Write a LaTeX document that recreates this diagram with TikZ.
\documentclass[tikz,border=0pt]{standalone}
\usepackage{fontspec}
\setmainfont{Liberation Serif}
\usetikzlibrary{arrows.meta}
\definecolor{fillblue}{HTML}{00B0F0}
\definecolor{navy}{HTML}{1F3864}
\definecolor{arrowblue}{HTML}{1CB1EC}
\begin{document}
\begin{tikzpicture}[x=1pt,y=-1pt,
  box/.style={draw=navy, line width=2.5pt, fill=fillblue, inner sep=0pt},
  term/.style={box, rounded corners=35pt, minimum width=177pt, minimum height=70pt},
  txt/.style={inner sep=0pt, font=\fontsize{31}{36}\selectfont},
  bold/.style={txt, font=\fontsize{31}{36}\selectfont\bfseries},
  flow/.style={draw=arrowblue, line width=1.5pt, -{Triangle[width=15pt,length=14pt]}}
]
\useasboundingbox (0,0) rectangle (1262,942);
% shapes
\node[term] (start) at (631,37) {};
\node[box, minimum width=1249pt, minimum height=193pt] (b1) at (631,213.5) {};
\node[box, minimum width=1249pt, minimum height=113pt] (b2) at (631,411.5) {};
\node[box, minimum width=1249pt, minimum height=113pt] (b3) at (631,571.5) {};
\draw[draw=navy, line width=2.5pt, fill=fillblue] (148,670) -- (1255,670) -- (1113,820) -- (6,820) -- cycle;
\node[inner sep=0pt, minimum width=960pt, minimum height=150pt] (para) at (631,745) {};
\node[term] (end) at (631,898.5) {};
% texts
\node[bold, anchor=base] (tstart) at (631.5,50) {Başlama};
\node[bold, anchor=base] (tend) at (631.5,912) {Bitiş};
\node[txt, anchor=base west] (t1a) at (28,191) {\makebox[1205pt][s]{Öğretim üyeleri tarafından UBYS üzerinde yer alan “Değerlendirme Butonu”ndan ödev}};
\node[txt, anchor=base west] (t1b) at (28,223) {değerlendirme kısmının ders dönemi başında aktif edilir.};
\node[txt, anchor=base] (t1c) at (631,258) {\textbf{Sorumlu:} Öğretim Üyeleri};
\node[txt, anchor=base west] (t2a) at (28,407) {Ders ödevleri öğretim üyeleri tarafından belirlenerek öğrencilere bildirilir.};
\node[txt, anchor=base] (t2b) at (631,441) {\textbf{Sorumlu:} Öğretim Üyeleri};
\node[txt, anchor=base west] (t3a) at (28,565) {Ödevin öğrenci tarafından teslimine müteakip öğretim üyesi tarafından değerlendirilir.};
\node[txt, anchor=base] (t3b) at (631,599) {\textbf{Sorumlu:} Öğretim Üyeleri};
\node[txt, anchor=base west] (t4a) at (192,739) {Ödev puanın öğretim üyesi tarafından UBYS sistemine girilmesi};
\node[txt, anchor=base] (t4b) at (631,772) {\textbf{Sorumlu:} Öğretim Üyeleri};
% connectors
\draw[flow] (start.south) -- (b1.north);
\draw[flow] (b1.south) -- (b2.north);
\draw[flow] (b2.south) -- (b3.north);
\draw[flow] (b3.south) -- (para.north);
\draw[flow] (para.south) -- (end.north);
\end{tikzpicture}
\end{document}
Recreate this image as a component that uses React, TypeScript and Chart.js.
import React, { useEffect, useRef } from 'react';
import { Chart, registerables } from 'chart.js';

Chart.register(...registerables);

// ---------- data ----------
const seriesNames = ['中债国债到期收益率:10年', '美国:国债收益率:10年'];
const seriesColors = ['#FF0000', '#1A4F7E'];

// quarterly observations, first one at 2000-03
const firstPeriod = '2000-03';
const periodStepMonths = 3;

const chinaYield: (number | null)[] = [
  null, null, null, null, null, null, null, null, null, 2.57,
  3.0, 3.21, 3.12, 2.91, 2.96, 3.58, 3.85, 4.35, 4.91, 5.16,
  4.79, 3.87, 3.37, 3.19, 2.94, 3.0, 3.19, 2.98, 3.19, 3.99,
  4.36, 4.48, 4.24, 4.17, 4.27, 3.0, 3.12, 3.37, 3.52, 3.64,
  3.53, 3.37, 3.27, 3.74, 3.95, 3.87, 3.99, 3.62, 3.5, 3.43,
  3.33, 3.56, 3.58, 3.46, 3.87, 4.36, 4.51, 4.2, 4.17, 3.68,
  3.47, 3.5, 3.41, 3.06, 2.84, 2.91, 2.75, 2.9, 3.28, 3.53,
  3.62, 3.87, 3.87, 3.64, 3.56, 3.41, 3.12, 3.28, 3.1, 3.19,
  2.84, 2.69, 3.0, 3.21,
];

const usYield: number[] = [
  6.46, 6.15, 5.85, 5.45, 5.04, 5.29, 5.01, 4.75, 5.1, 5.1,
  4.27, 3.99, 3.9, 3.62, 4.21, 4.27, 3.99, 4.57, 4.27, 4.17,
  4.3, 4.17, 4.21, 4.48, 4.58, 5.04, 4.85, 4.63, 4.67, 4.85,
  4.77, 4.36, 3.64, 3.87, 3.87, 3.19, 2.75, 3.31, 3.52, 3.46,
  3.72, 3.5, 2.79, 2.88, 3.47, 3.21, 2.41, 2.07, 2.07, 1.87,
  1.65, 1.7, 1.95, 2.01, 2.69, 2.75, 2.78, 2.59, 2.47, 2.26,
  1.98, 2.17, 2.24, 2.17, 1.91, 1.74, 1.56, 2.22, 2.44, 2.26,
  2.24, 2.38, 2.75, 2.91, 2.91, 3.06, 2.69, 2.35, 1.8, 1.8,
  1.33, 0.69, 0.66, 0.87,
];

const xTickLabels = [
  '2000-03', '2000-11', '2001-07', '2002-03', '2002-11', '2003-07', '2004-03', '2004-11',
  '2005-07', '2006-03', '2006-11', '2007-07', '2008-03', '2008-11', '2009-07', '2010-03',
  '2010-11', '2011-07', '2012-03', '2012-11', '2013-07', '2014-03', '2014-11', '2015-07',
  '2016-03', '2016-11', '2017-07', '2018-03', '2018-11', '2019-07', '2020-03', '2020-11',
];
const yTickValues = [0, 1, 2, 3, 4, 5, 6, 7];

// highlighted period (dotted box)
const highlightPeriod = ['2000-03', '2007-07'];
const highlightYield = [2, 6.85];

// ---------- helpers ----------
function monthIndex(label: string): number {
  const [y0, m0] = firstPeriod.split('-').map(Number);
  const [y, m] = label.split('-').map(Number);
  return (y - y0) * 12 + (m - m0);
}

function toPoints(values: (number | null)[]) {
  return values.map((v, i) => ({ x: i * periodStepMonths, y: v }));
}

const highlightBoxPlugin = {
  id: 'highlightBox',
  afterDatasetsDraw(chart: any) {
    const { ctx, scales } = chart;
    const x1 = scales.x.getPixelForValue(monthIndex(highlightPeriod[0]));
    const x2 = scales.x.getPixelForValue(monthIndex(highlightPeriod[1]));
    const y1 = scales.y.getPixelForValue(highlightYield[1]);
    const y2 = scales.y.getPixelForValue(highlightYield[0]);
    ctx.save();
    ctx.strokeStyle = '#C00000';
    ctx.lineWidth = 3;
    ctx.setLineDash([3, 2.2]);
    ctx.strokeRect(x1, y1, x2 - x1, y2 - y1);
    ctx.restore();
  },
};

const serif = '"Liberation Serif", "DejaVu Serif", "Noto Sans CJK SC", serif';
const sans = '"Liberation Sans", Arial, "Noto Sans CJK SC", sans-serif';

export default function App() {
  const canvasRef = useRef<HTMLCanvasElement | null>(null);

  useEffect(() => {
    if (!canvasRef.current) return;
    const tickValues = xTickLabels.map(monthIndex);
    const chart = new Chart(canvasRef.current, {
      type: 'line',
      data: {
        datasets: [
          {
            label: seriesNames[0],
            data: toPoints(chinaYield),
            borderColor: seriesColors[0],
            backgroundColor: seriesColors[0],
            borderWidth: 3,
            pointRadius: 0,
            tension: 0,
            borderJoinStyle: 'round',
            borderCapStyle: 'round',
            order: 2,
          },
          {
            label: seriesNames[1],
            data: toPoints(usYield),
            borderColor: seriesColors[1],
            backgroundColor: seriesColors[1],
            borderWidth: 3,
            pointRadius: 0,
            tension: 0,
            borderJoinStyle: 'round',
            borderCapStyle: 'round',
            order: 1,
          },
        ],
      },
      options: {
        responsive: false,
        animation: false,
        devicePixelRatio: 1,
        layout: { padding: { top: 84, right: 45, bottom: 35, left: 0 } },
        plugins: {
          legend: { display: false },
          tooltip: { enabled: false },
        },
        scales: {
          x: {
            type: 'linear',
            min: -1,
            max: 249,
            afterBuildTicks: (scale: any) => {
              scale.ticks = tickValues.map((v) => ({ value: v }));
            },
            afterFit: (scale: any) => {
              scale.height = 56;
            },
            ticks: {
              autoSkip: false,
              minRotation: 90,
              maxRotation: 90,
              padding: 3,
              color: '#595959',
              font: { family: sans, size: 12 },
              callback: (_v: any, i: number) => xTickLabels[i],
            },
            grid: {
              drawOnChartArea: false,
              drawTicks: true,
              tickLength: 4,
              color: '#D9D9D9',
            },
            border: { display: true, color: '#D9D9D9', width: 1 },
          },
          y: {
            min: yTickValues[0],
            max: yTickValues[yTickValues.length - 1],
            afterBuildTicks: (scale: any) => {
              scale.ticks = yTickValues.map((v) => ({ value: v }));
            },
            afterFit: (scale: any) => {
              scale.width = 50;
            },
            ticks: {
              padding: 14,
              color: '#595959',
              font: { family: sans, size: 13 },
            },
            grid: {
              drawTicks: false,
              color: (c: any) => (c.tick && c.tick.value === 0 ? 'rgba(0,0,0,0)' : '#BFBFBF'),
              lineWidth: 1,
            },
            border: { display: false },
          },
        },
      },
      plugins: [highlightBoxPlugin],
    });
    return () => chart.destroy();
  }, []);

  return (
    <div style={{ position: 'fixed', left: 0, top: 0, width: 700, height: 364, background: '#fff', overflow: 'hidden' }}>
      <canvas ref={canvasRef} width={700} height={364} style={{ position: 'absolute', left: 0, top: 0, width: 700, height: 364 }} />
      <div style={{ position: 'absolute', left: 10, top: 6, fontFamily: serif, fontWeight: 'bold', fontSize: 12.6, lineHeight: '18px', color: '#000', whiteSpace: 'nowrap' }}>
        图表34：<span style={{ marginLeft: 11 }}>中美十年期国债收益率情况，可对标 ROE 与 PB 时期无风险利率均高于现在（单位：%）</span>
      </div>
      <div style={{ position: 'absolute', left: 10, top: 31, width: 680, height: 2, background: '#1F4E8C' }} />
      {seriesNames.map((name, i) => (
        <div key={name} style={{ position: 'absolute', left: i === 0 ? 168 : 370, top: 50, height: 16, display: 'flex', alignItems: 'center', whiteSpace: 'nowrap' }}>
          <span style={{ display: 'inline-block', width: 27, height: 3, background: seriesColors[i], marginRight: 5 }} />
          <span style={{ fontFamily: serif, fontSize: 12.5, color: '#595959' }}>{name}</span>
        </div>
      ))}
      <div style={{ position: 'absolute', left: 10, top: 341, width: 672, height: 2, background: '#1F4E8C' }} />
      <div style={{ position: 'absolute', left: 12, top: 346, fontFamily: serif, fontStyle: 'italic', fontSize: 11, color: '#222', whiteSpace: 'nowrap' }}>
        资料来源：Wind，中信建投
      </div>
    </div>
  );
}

--

Stated exercise:
Give only the number of lines that include the word "this".

Expected output:
2